Kidd was a constant in a world of uncertainty. The one thing that stands out the most to me about Kidd was his consistent presence. Save for the few weeks a year when he (God-forbid) took an actual vacation and I was relegated to listening to "best-of" shows, I knew that when I turned my radio on between 6-10 am, I would hear his familiar voice. It was comforting, almost like the soothing you get from your parents' voices or the voice of those most special to you. I came to depend on that more than I realized until just this weekend, when that voice was silenced.
Kidd had an uncanny ability of always knowing the right thing to say and the appropriate way to handle any given situation.

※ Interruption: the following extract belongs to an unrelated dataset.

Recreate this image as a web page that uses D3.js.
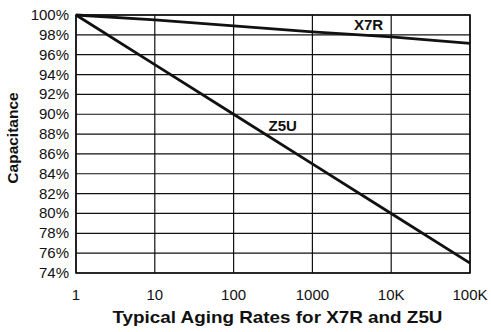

I remember after 9/11, my husband was stranded in another state after air travel was shut down. I was alone and scared, grieving and trying to make sense of the death and destruction that had just been forced on our country. I remember turning on Kidd Kraddick on Sept. 12, 2001, and Kidd was addressing the attacks. He was just as horrified and confused as the rest of us, but somehow, he sounded confident and strong and made me feel safe. He brought normalcy to the most turbulent experience of my life. He handled the days and weeks that followed with such professionalism and consideration for the emotions of his listeners, many of whom were grieving a loss. When we were unable to formulate our thoughts and reconcile our heartache, he did that for us. He gave us tools to grieve with and and outlet in which to use them. He was a rock for myself and so many others.
Kidd made us care. He helped so many people learn to see the value in other humans, despite what their outward appearance might be. He enlightened us to look past the wheelchairs and chemo-stricken bodies, past the burn scars or deformities, and into the hearts and souls of the differently-abled and chronically ill. He made us see worth and he made us want to do more. He made us want to be a better society and he did this by leading by example. Kidd was at the forefront of multiple causes, many I'm sure we don't and might possible never know about. He fought for the less fortunate and encouraged when he could. He was a cheerleader for making a better world. He inspired and touched millions.
I had the honor of meeting Kidd on several occasions. I liked him tremendously. I know I speak for many when I say I feel as though a family member has died. I also feel like a part of my own voice has been silenced. Kidd spoke for me so many times when I couldn't formulate the words on my own. I will miss his presence and his outreach beyond measure and the percussion left by his loss will be felt by multitudes from all walks of life.
Godspeed, Kidd. Gone, but never forgotten.